China's foreign exchange reserves made a "relatively good profit" in 2008 and 2009, the worst two years of the crisis, the State Administration of Foreign Exchange said in a statement, but it didn't give specific figures.

"We are confident that our foreign reserve can achieve long-term stable and good returns," it said.

The top foreign exchange regulator tried to defuse concern about the impact of financial turmoil at Fannie Mae and Freddie Mac, saying it does not own shares in the troubled US mortgage giants and their bond repayments are normal.

The US Federal Housing Finance Agency, which took control of Fannie and Freddie in September 2008, last month directed the two government-sponsored mortgage purchasers to de-list their shares from the New York Stock Exchange. The de-listing of the two US agencies' stocks hasn't affected the value of their bonds, which are popular among central bank reserves managers.
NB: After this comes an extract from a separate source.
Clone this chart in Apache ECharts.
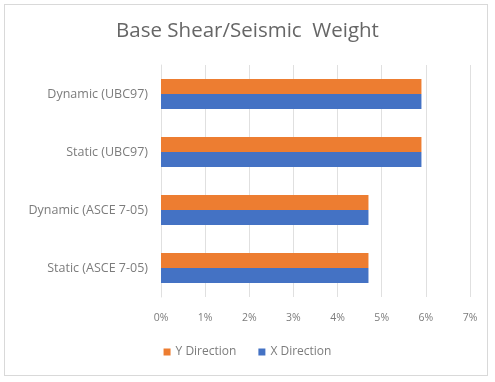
<!DOCTYPE html>
<html>
<head>
<meta charset="utf-8">
<script src="https://cdn.jsdelivr.net/npm/echarts@6/dist/echarts.min.js"></script>
<style>
  html, body { margin: 0; padding: 0; background: #fff; }
  #frame { position: absolute; left: 4px; top: 4px; width: 484px; height: 372px; border: 1px solid #d9d9d9; box-sizing: border-box; }
  #chart { width: 495px; height: 382px; }
</style>
</head>
<body>
<div id="frame"></div>
<div id="chart"></div>
<script>
// Categories listed bottom to top
const categories = ['Static (ASCE 7-05)', 'Dynamic (ASCE 7-05)', 'Static (UBC97)', 'Dynamic (UBC97)'];
const yDirection = [0.047, 0.047, 0.059, 0.059];
const xDirection = [0.047, 0.047, 0.059, 0.059];
const seriesNames = ['Y Direction', 'X Direction'];

const chart = echarts.init(document.getElementById('chart'), null, { renderer: 'canvas' });
const font = '"Open Sans", Lato, sans-serif';
const textGrey = '#7c7c7c';

chart.setOption({
  animation: false,
  backgroundColor: 'transparent',
  title: {
    text: 'Base Shear/Seismic  Weight',
    left: 'center',
    top: 16,
    textStyle: { fontFamily: font, fontSize: 20.5, fontWeight: 'normal', color: '#666666' }
  },
  legend: {
    data: seriesNames,
    bottom: 19,
    left: 'center',
    itemWidth: 7,
    itemHeight: 7,
    itemGap: 22,
    icon: 'rect',
    textStyle: { fontFamily: font, fontSize: 12, color: textGrey }
  },
  grid: { left: 161, right: 25, top: 65, bottom: 85 },
  xAxis: {
    type: 'value',
    min: 0,
    max: 0.07,
    interval: 0.01,
    axisLine: { show: false },
    axisTick: { show: false },
    splitLine: { lineStyle: { color: '#e0e0e0', width: 1 } },
    axisLabel: {
      fontFamily: font, fontSize: 10.5, color: textGrey, margin: 16,
      formatter: v => Math.round(v * 100) + '%'
    }
  },
  yAxis: {
    type: 'category',
    data: categories,
    axisLine: { show: true, lineStyle: { color: '#e0e0e0' } },
    axisTick: { show: false },
    axisLabel: { fontFamily: font, fontSize: 12.5, color: textGrey, margin: 13 }
  },
  series: [
    {
      name: 'Y Direction', type: 'bar', data: yDirection,
      itemStyle: { color: '#ED7D31' }, barGap: '0%', barCategoryGap: '48%'
    },
    {
      name: 'X Direction', type: 'bar', data: xDirection,
      itemStyle: { color: '#4472C4' }, barGap: '0%', barCategoryGap: '48%'
    }
  ]
});
</script>
</body>
</html>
China will continue to closely monitor the development of the two companies to ensure the safety of China's foreign exchange assets, the currency agency said, quoting "safety, liquidity and added value" as the main principle.

The agency also said it ought to make a profit even if China's currency, the yuan, rises against the dollar.

It said gains on yuan-denominated assets should be bigger than losses on dollar-denominated assets in yuan terms.

China announced in June it would allow more exchange rate flexibility, which is expected to lead the yuan to gradually rise against the dollar.

The bulk of Chinese reserves are invested in US Treasury debt and other safe but low-yielding assets, but China launched a sovereign wealth fund in 2007 to earn a better return on a portion of its holdings.

China will stick to its diversification policy on its forex stockpile, the regulator reiterated.

A big depreciation of the US dollar wouldn't necessarily mean that China's forex reserves will be severely hit, it said.

The forex authority said any currency conversion loss is realized when the exchange transaction is made. Before that it's only a paper loss.

China won't exchange huge amounts of forex into the local currency in general. That's why no big real losses will occur. "Even though the greenback lost value, other currencies like the euros may appreciate and then counter-fight the depreciation of the US dollar," it said.